> INSTRUCTION: Extract every line where the string "that" appears.

>> Begin DATA TO USE

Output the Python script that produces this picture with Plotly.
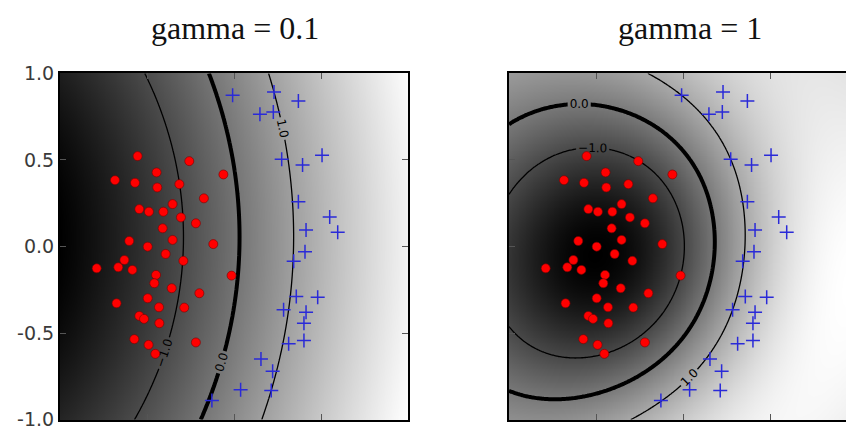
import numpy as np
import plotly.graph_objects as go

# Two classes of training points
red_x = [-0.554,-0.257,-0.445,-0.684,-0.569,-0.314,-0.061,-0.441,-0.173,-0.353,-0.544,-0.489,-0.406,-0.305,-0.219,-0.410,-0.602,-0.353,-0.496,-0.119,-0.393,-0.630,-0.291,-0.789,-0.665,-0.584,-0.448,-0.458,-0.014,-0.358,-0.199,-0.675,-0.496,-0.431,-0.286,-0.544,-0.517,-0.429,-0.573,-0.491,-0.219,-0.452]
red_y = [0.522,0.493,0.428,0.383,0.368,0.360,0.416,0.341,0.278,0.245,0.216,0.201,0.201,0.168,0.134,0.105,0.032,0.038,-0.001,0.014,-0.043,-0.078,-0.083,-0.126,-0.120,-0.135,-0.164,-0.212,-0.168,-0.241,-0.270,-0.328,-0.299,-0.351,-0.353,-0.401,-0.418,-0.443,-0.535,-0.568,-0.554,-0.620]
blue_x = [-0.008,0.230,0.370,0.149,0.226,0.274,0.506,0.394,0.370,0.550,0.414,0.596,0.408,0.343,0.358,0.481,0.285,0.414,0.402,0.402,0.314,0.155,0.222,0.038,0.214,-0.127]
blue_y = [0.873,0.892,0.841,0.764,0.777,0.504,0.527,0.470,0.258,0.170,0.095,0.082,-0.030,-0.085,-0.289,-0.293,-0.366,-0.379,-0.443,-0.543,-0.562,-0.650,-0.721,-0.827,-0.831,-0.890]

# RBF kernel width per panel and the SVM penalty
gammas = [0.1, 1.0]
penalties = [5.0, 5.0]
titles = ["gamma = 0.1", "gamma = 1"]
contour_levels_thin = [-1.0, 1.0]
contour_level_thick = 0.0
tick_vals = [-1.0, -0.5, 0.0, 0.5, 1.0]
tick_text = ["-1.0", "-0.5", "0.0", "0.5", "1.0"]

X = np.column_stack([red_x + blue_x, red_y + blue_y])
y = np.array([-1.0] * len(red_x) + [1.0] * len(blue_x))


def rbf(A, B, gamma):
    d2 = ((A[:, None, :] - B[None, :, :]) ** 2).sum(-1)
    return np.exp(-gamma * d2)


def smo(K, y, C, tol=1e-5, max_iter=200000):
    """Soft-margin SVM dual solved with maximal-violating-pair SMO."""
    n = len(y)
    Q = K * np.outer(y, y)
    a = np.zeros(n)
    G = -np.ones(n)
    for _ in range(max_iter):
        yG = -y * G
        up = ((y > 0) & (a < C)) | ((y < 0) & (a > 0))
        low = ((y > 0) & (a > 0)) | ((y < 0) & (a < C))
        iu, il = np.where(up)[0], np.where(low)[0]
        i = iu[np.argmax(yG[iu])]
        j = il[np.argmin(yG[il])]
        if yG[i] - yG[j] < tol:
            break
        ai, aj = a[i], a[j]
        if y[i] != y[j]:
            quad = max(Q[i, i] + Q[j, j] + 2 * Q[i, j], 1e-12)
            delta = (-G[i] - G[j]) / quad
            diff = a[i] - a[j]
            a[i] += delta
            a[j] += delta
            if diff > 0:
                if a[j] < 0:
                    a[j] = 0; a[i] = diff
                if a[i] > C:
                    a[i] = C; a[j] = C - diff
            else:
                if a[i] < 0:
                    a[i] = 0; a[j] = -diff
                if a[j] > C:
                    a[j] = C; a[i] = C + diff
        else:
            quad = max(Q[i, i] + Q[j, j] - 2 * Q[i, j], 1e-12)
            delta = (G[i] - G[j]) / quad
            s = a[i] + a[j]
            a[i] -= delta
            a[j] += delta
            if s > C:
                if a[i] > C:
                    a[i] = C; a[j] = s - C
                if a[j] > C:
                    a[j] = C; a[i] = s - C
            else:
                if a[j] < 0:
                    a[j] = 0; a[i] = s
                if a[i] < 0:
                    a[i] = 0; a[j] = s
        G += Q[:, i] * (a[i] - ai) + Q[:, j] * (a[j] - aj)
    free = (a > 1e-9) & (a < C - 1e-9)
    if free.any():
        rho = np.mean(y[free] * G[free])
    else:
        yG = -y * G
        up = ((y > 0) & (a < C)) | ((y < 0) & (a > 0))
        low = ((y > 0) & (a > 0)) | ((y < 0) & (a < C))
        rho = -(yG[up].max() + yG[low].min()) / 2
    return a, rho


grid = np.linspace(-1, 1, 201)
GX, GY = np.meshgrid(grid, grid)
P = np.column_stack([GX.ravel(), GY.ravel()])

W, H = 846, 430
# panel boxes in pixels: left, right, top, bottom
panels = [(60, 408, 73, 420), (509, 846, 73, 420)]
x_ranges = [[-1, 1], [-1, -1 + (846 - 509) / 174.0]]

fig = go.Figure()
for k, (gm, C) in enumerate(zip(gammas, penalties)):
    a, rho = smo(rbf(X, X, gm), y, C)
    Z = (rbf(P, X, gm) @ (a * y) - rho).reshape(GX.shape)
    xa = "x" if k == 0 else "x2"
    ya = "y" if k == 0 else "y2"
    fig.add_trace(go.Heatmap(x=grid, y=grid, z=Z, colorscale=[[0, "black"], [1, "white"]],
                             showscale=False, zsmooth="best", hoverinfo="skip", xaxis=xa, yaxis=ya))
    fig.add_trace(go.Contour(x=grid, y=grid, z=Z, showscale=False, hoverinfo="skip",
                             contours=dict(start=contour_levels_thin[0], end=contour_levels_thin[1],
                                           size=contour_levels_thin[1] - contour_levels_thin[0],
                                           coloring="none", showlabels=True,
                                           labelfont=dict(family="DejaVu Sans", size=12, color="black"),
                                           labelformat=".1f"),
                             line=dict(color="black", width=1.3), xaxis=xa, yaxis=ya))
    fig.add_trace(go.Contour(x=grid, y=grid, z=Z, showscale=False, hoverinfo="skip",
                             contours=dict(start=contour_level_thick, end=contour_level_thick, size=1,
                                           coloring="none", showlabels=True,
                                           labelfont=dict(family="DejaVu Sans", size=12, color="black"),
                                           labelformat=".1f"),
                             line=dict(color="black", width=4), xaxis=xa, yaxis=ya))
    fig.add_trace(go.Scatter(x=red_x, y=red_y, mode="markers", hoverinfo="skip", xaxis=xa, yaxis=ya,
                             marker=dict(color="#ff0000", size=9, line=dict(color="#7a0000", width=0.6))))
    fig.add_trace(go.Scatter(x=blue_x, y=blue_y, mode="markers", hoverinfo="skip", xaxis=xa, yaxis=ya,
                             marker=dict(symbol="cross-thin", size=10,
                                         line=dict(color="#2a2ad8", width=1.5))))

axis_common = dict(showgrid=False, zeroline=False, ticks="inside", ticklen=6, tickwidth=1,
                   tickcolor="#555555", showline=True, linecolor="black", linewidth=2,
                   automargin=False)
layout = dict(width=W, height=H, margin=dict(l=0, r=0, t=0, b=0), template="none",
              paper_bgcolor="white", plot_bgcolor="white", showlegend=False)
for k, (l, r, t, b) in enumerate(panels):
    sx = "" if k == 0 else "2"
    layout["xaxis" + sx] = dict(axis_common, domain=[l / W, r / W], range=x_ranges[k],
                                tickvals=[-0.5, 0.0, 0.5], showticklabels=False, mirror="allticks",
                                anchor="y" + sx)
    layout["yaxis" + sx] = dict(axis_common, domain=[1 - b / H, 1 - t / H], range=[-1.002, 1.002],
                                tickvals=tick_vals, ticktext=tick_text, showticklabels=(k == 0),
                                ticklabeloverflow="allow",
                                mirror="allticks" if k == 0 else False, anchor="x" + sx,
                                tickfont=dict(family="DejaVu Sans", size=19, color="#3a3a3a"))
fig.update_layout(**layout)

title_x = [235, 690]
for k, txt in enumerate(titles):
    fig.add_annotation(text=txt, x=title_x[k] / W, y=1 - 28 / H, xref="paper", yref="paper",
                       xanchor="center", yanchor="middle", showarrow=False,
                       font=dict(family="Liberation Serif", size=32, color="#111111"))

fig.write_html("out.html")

>> End DATA TO USE
>> Begin DATA TO USE

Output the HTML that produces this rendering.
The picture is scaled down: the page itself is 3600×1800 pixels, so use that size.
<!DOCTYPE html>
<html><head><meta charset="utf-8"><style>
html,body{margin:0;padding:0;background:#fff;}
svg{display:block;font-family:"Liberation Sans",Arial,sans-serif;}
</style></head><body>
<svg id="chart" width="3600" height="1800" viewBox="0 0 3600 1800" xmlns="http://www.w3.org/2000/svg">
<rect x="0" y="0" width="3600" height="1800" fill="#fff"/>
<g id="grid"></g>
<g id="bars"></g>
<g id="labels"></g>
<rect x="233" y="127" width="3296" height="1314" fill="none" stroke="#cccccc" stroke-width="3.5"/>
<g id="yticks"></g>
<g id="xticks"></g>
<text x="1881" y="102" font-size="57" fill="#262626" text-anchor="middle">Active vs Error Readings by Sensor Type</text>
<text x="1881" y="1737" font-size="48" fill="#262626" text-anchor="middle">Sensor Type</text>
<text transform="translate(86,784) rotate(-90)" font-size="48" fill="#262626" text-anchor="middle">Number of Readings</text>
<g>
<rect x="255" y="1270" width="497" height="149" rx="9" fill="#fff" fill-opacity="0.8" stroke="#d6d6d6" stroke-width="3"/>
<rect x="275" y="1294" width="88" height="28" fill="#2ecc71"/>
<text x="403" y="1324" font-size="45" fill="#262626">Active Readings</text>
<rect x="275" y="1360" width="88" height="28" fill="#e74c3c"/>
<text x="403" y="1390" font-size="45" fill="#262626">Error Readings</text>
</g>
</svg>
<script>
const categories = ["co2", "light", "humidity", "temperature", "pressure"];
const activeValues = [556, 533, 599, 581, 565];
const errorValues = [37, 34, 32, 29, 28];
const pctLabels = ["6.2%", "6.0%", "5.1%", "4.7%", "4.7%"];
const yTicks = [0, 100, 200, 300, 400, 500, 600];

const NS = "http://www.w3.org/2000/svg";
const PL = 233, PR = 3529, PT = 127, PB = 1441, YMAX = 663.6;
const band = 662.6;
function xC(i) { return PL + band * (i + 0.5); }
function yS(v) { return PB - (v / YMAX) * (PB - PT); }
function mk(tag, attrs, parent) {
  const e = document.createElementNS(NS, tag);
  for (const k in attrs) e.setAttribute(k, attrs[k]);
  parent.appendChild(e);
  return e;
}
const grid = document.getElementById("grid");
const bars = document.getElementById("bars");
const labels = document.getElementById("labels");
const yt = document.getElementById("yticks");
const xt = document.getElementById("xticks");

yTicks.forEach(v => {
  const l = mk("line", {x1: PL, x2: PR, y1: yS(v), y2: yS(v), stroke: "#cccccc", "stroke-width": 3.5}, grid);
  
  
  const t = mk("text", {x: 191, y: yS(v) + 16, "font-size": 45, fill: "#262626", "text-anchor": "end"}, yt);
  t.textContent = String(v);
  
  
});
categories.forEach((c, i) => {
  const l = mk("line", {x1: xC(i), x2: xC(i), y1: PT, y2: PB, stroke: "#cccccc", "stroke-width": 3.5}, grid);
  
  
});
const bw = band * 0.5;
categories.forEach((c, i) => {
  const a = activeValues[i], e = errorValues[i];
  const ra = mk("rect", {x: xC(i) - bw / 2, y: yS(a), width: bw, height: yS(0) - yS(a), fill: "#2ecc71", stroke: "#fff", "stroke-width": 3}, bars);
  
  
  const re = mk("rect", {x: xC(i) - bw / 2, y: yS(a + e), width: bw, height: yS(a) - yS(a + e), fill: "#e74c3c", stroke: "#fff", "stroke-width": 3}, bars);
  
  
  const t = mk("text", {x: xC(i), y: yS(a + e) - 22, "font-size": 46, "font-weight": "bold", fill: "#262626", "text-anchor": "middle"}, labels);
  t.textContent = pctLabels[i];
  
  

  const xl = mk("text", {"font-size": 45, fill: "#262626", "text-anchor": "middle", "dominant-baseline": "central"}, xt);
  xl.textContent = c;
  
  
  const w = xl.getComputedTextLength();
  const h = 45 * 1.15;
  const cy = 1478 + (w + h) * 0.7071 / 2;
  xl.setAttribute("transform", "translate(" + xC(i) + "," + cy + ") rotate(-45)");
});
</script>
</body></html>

>> End DATA TO USE
>> Begin DATA TO USE

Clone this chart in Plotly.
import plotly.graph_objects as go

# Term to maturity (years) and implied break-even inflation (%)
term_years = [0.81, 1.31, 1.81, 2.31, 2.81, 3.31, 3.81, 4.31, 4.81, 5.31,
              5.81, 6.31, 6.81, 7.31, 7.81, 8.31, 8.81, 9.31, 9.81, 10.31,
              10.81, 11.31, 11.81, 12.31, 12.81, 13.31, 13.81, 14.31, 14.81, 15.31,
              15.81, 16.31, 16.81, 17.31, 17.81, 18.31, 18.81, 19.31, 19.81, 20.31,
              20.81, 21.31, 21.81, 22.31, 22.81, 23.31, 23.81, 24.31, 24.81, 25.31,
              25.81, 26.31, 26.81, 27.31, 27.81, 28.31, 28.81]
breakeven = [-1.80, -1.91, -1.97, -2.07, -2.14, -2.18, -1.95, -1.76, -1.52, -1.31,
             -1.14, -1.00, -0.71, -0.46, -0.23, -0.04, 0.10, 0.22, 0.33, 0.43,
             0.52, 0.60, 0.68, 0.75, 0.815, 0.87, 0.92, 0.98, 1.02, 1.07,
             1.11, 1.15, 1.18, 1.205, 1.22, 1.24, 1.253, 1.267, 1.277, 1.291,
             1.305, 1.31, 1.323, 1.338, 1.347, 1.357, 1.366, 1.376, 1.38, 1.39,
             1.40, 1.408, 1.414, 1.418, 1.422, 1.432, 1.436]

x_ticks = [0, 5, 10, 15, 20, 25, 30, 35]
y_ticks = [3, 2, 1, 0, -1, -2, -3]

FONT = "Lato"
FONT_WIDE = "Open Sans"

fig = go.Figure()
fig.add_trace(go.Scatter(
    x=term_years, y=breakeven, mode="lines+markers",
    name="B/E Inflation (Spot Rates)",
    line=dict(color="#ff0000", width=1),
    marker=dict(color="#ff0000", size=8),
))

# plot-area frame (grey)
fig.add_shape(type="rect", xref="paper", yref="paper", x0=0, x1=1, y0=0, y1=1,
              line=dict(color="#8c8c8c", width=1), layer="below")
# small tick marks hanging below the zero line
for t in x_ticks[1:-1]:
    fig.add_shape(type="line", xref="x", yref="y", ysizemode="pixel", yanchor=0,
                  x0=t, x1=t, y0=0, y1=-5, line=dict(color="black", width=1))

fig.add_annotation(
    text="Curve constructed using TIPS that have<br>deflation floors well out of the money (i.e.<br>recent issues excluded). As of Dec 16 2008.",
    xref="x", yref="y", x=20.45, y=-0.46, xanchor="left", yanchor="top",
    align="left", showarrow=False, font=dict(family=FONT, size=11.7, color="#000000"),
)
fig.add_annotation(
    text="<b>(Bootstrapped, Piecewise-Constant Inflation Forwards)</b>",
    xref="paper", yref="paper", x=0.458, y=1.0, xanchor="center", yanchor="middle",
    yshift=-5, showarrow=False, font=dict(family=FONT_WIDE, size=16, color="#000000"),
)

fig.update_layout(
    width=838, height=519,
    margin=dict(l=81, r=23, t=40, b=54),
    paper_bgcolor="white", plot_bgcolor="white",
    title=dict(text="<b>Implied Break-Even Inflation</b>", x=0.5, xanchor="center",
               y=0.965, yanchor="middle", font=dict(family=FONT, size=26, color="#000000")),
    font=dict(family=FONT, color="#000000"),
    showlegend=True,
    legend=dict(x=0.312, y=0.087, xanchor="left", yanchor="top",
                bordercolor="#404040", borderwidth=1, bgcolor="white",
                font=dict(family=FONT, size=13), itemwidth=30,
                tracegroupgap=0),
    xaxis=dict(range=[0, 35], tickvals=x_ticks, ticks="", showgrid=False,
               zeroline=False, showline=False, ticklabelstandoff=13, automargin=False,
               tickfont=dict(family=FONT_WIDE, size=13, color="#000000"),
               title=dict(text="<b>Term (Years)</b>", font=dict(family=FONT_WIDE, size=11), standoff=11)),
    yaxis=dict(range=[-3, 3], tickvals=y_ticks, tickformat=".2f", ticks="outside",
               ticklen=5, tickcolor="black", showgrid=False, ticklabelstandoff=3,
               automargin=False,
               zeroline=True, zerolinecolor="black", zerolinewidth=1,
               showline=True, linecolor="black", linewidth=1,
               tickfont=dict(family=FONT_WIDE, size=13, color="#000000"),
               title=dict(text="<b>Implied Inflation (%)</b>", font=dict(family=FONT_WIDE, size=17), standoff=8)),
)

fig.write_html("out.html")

>> End DATA TO USE

> FULL ANSWER:
Output the Python script that produces this picture with Plotly.
Output the HTML that produces this rendering.
The picture is scaled down: the page itself is 3600×1800 pixels, so use that size.
    text="Curve constructed using TIPS that have<br>deflation floors well out of the money (i.e.<br>recent issues excluded). As of Dec 16 2008.",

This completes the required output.